Another area of concern is the prevalence of mental health issues among many of those involved in hate crimes. We have to have concerns about the future given the ongoing austerity and threats to the provision of help for people, who may have violent and racist tendencies with accompanying mental health problems and the threats to the economy caused by Brexit. A stark warning about what could happen was given by Professor Wendy Burn in The Guardian on Thursday 23rd November, the day after the 2017 Budget, when she wrote that, “there is a real and imminent danger that the promises made to improve mental health services for the millions of people who need them are about to be betrayed. This is because the chancellor failed to give the NHS the money it needs to continue to deliver current levels of care.”
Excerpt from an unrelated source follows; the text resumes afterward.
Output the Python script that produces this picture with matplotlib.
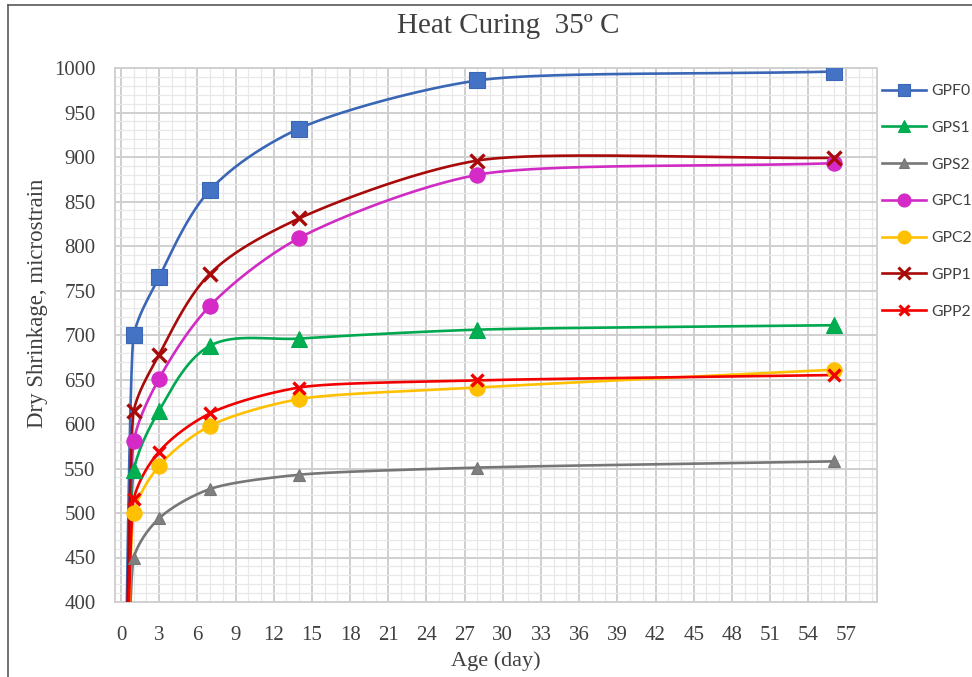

In 2017, there was also plenty of evidence of the tit-for-tat nature of much of the hatred and violence, with it seems the far-right and Islamic extremists feeding off each other. anybody who remembers the Troubles in Northern Ireland will see a familiar pattern and be rightfully concerned. Again this must be exposed.
The influence of the EU referendum result is also clear, in that it appeared to give a green light to some people to indulge in the kind of racist activities many of us had hoped and liked to think were a thing of the past. It would also appear that this problem has been exacerbated by some of the message coming out of certain sections of the media. The vote in the EU Referendum gave the government the green light to pursue a Brexit strategy; it did not suddenly mean that basic human decency was thrown out of the window. As we continue to prepare to leave the EU we must be clear that hate crimes are still hate crimes and are still totally unacceptable.
Finally, there were also some disturbing signs in 2017 of racist language and behaviour becoming the new norm, or if you prefer, the norm again. We must never allow this to happen. This year must see a return to the high standards of human decency for which our region can be rightly proud.